FOM: Two questions

Charles Parsons parsons2 at
Wed Jan 26 18:04:10 EST 2000

I don't find what Mark Steiner says about what Boolos and others call
"Frege's Theorem" very clear. Let me try to state the matter in my own

Frege is credited with proving that if one augments second-order logic with
full comprehension and a cardinality operator NxFx and the axiom:

(HP) NxFx = NxGx iff there is a one-one mapping of the Fs onto the Gs,

then second-order arithmetic is interpretable in the resulting theory. In
particular every number (in fact every cardinal, i. e. every y that is NxFx
for some F) has a successor.

I leave it to others to say whether this is "core mathematics". The beauty
of this formulation is that it offers something independent of Frege's
explicit definition of cardinals as "equivalence classes" and the resulting
reliance on the disastrous axiom V.

Of course it follows that in a model of this theory, the domain has to be
infinite. I think that's what creates the appearance of getting something
for nothing.
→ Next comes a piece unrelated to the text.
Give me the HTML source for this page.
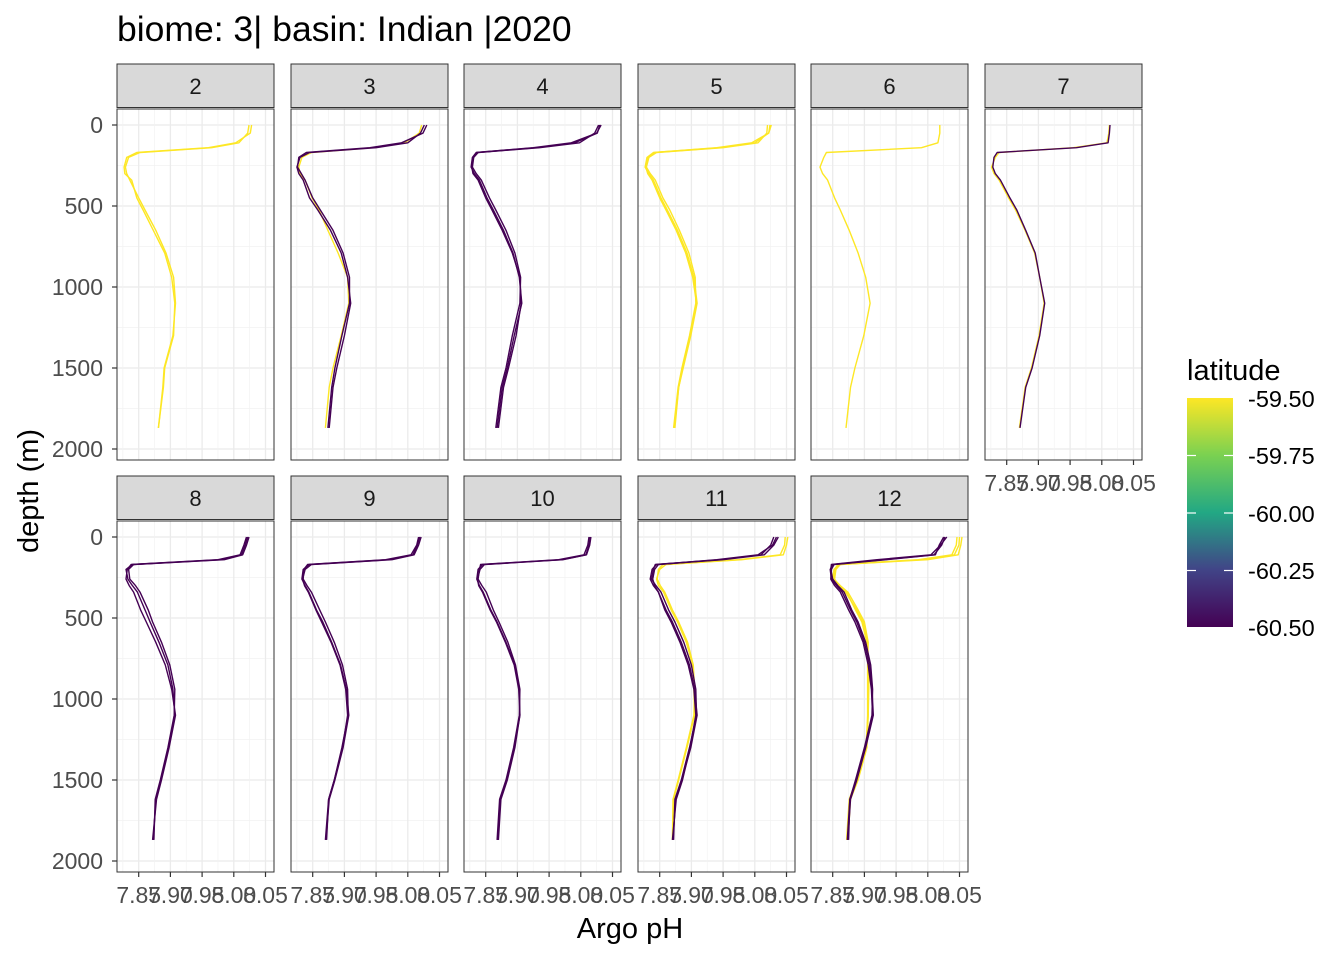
<!DOCTYPE html>
<html><head><meta charset="utf-8"><style>
html,body{margin:0;padding:0;background:#fff;}
svg{display:block;font-family:"Liberation Sans",sans-serif;}
</style></head><body>
<svg id="chart" width="1344" height="960" viewBox="0 0 1344 960">
<defs>
<linearGradient id="vir" x1="0" y1="0" x2="0" y2="1">
<stop offset="0" stop-color="#FDE725"/><stop offset="0.25" stop-color="#7AD151"/><stop offset="0.5" stop-color="#22A884"/><stop offset="0.75" stop-color="#414487"/><stop offset="1" stop-color="#440154"/>
</linearGradient>
</defs>
<text x="117" y="41" font-size="35.5" fill="#000">biome: 3| basin: Indian |2020</text>
<text transform="translate(38,491) rotate(-90)" text-anchor="middle" font-size="29" fill="#000">depth (m)</text>
<text x="630" y="938" text-anchor="middle" font-size="29" fill="#000">Argo pH</text>
<g>
<text x="1187" y="380" font-size="29" fill="#000">latitude</text>
<rect x="1187" y="398" width="46" height="229" fill="url(#vir)"/>
<g stroke="#fff" stroke-width="1.2">
<line x1="1187" x2="1196" y1="455.5" y2="455.5"/><line x1="1224" x2="1233" y1="455.5" y2="455.5"/>
<line x1="1187" x2="1196" y1="513" y2="513"/><line x1="1224" x2="1233" y1="513" y2="513"/>
<line x1="1187" x2="1196" y1="570.5" y2="570.5"/><line x1="1224" x2="1233" y1="570.5" y2="570.5"/>
</g>
<g font-size="23.5" fill="#000">
<text x="1248" y="407">-59.50</text>
<text x="1248" y="464">-59.75</text>
<text x="1248" y="522">-60.00</text>
<text x="1248" y="579">-60.25</text>
<text x="1248" y="636">-60.50</text>
</g>
</g>
<g id="panels"></g>
</svg>
<script>
const months = [2,3,4,5,6,7,8,9,10,11,12];
const depthTicks = [0,500,1000,1500,2000];
const phTicks = [7.85,7.90,7.95,8.00,8.05];
const phTickLabels = ["7.85","7.90","7.95","8.00","8.05"];
const depths = [0,50,110,140,170,200,260,300,340,450,525,650,790,940,1100,1300,1500,1620,1870];
const seriesMonth = [2,2,3,3,3,4,4,4,5,5,5,6,7,7,8,8,8,9,9,9,10,10,10,11,11,11,11,11,12,12,12,12,12,12];
const seriesColor = ["y","y","y","p","p","p","p","p","y","y","y","y","y","p","p","p","p","p","p","p","p","p","p","y","y","p","p","p","y","y","y","p","p","p"];
const seriesPH = [
[8.028,8.026,8.003,7.960,7.847,7.831,7.827,7.828,7.839,7.847,7.857,7.873,7.891,7.902,7.907,7.905,7.891,7.889,7.881],
[8.024,8.022,8.008,7.965,7.852,7.834,7.829,7.831,7.836,7.850,7.860,7.877,7.893,7.905,7.908,7.904,7.890,7.888,7.881],
[8.022,8.018,7.995,7.945,7.848,7.833,7.828,7.830,7.838,7.849,7.860,7.874,7.890,7.905,7.907,7.895,7.882,7.876,7.870],
[8.026,8.020,8.000,7.950,7.845,7.830,7.825,7.828,7.835,7.845,7.858,7.878,7.895,7.905,7.910,7.900,7.888,7.882,7.876],
[8.030,8.024,7.990,7.940,7.840,7.828,7.826,7.832,7.838,7.850,7.862,7.882,7.898,7.908,7.908,7.896,7.885,7.880,7.874],
[8.030,8.026,7.990,7.930,7.835,7.829,7.827,7.832,7.840,7.852,7.862,7.878,7.893,7.903,7.907,7.895,7.884,7.876,7.868],
[8.028,8.022,7.998,7.935,7.838,7.831,7.829,7.835,7.843,7.856,7.866,7.882,7.896,7.905,7.904,7.892,7.882,7.874,7.866],
[8.032,8.025,7.985,7.925,7.836,7.830,7.828,7.830,7.838,7.850,7.860,7.876,7.892,7.904,7.906,7.898,7.886,7.878,7.870],
[8.024,8.022,8.000,7.945,7.840,7.830,7.827,7.833,7.840,7.852,7.862,7.878,7.893,7.904,7.909,7.899,7.887,7.880,7.873],
[8.020,8.019,8.005,7.950,7.845,7.833,7.829,7.835,7.843,7.855,7.866,7.881,7.896,7.906,7.907,7.897,7.885,7.879,7.872],
[8.026,8.022,7.995,7.940,7.842,7.832,7.828,7.831,7.838,7.850,7.860,7.876,7.891,7.902,7.908,7.898,7.886,7.880,7.874],
[8.019,8.019,8.016,7.990,7.840,7.836,7.830,7.834,7.842,7.853,7.862,7.876,7.890,7.902,7.909,7.899,7.885,7.878,7.871],
[8.012,8.011,8.008,7.955,7.838,7.832,7.826,7.830,7.838,7.853,7.864,7.879,7.894,7.902,7.909,7.901,7.889,7.879,7.870],
[8.013,8.012,8.010,7.960,7.835,7.830,7.828,7.832,7.840,7.855,7.866,7.880,7.895,7.902,7.910,7.902,7.890,7.880,7.871],
[8.022,8.018,8.012,7.980,7.840,7.830,7.833,7.840,7.848,7.860,7.868,7.882,7.896,7.904,7.907,7.897,7.885,7.877,7.873],
[8.020,8.016,8.010,7.975,7.838,7.832,7.830,7.835,7.842,7.853,7.862,7.877,7.892,7.902,7.908,7.898,7.886,7.878,7.872],
[8.024,8.020,8.014,7.985,7.842,7.834,7.836,7.845,7.852,7.865,7.872,7.886,7.899,7.907,7.906,7.896,7.884,7.876,7.874],
[8.019,8.015,8.008,7.970,7.845,7.835,7.833,7.838,7.844,7.856,7.866,7.880,7.894,7.903,7.907,7.898,7.885,7.876,7.871],
[8.017,8.014,8.005,7.965,7.842,7.836,7.835,7.841,7.848,7.861,7.870,7.884,7.897,7.905,7.906,7.896,7.884,7.875,7.872],
[8.021,8.017,8.010,7.975,7.848,7.838,7.834,7.837,7.843,7.855,7.864,7.879,7.893,7.902,7.905,7.897,7.884,7.875,7.870],
[8.015,8.013,8.008,7.970,7.845,7.838,7.836,7.840,7.846,7.858,7.868,7.882,7.896,7.903,7.904,7.895,7.883,7.873,7.869],
[8.013,8.011,8.005,7.965,7.842,7.840,7.838,7.844,7.851,7.862,7.871,7.885,7.897,7.904,7.903,7.894,7.882,7.872,7.868],
[8.016,8.014,8.009,7.972,7.848,7.841,7.837,7.839,7.845,7.857,7.867,7.881,7.895,7.902,7.904,7.896,7.884,7.874,7.870],
[8.052,8.050,8.045,7.980,7.860,7.850,7.845,7.848,7.856,7.868,7.878,7.892,7.902,7.904,7.905,7.893,7.880,7.872,7.871],
[8.048,8.047,8.040,7.975,7.855,7.848,7.846,7.851,7.858,7.870,7.880,7.894,7.903,7.905,7.904,7.892,7.879,7.871,7.870],
[8.037,8.030,8.015,7.950,7.845,7.838,7.835,7.840,7.848,7.860,7.870,7.884,7.897,7.905,7.909,7.899,7.885,7.875,7.871],
[8.030,8.025,8.010,7.945,7.843,7.840,7.837,7.844,7.852,7.864,7.874,7.888,7.900,7.907,7.908,7.897,7.884,7.874,7.872],
[8.034,8.028,8.005,7.940,7.848,7.842,7.839,7.842,7.848,7.858,7.868,7.882,7.895,7.904,7.907,7.898,7.886,7.876,7.870],
[8.054,8.052,8.048,8.000,7.860,7.852,7.850,7.858,7.870,7.888,7.898,7.905,7.906,7.906,7.906,7.904,7.890,7.878,7.874],
[8.050,8.049,8.042,7.990,7.858,7.853,7.852,7.862,7.874,7.890,7.900,7.906,7.905,7.905,7.905,7.903,7.888,7.877,7.873],
[8.046,8.045,8.038,7.985,7.862,7.855,7.853,7.860,7.872,7.886,7.896,7.904,7.907,7.907,7.906,7.902,7.887,7.876,7.872],
[8.027,8.022,8.010,7.930,7.850,7.846,7.848,7.856,7.865,7.878,7.888,7.900,7.908,7.912,7.914,7.902,7.888,7.878,7.874],
[8.030,8.020,8.005,7.920,7.848,7.847,7.850,7.858,7.868,7.880,7.890,7.902,7.910,7.913,7.912,7.900,7.886,7.877,7.875],
[8.025,8.018,8.012,7.935,7.852,7.848,7.847,7.853,7.862,7.875,7.885,7.898,7.906,7.911,7.913,7.901,7.887,7.877,7.873]
];

const NS = "http://www.w3.org/2000/svg";
const colLeft = [117,291,464,638,811,985];
const rowStrip = [64,476];
const PW = 157, PH = 351, SH = 44;
const colors = {y:"#FDE725", p:"#440154"};
function xScale(v){ return 21.7 + (v-7.85)*634; }
function yScale(d){ return 16 + d*0.162; }
function mk(tag, attrs, parent){
  const e = document.createElementNS(NS, tag);
  for (const k in attrs) e.setAttribute(k, attrs[k]);
  parent.appendChild(e); return e;
}
const root = document.getElementById("panels");
months.forEach((m, i) => {
  const col = i % 6, row = Math.floor(i / 6);
  const x0 = colLeft[col], sy = rowStrip[row], y0 = sy + SH + 1;
  const g = mk("g", {transform:`translate(${x0},${y0})`}, root);
  
  
  const strip = mk("rect", {x:0, y:-SH-1, width:PW, height:SH-0.5, fill:"#D9D9D9", stroke:"#333", "stroke-width":1}, g);
  
  
  const st = mk("text", {x:PW/2, y:-SH/2+7, "text-anchor":"middle", "font-size":22, fill:"#1a1a1a"}, g);
  
  
  st.textContent = String(m);
  for (let k = 0; k < depthTicks.length; k++) {
    const y = yScale(depthTicks[k]);
    mk("line", {x1:0, x2:PW, y1:y, y2:y, stroke:"#EBEBEB", "stroke-width":1.3}, g);
    if (k < depthTicks.length - 1) { const ym = yScale(depthTicks[k]+250); mk("line", {x1:0, x2:PW, y1:ym, y2:ym, stroke:"#F2F2F2", "stroke-width":0.7}, g); }
  }
  for (let k = 0; k < phTicks.length; k++) {
    const x = xScale(phTicks[k]);
    mk("line", {x1:x, x2:x, y1:0, y2:PH, stroke:"#EBEBEB", "stroke-width":1.3}, g);
    mk("line", {x1:x-15.85, x2:x-15.85, y1:0, y2:PH, stroke:"#F2F2F2", "stroke-width":0.7}, g);
  }
  seriesMonth.forEach((sm, s) => {
    if (sm !== m) return;
    const pts = seriesPH[s].map((v, j) => xScale(v).toFixed(1) + "," + yScale(depths[j]).toFixed(1)).join(" ");
    const pl = mk("polyline", {points:pts, fill:"none", stroke:colors[seriesColor[s]], "stroke-width":1.4, "stroke-linejoin":"round"}, g);
    
    
  });
  mk("rect", {x:0, y:0, width:PW, height:PH, fill:"none", stroke:"#333", "stroke-width":1}, g);
  if (col === 0) {
    depthTicks.forEach(d => {
      const y = yScale(d);
      mk("line", {x1:-5, x2:0, y1:y, y2:y, stroke:"#333", "stroke-width":1.2}, g);
      const t = mk("text", {x:-14, y:y+8, "text-anchor":"end", "font-size":23, fill:"#4D4D4D"}, g);
      
      
      t.textContent = String(d);
    });
  }
  if (row === 1 || col === 5) {
    phTicks.forEach((v, k) => {
      const x = xScale(v);
      mk("line", {x1:x, x2:x, y1:PH, y2:PH+5, stroke:"#333", "stroke-width":1.2}, g);
      const t = mk("text", {x:x, y:PH+31, "text-anchor":"middle", "font-size":23, fill:"#4D4D4D"}, g);
      
      
      t.textContent = phTickLabels[k];
    });
  }
});
</script>
</body></html>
Assuming the mapping NxFx from classes or "concepts" into
individuals is not so innocent as it seems. (See Boolos, "The standard of
equality of numbers," in his collection _Logic, Logic, and Logic_ (Harvard
UP, 1998).)

I don't think Mark has quite right what Boolos and Richard Heck showed
about the proofs. It was that the sketch in Grundlagen is of an incorrect
proof. The proof in Grundgesetze is correct but is not the same argument as
that sketched in Grundlagen. (See Boolos and Heck, "Die Grundlagen der
Arithmetik, §§82-83," in Boolos's collection.)

But now what's the problem about ZFC? In the form in which I formulated it,
of course the theorem can be proved in ZFC. (I don't think Mark thinks
otherwise.) But the question might be different, whether we can define in
the language of ZF a cardinality operator and prove (HP). If F and G have
sets as extensions, then we can define NxFx even without Choice by the
well-known method of Scott. But without the restriction to setlike Fs, it
can't even be stated in the language of ZF. Even in the second-order
language of ZF, I don't see how to avoid such a restriction unless one
makes an assumption like von Neumann's, that F has a set as extension
unless it is equinumerous with the universe, so that there is only one
"cardinality" of proper classes.

I would hesitate to say that the assertion that there is such a cardinality
operator, not restricted to sets, belongs to core mathematics. But I'd be
interested to know what others say about this.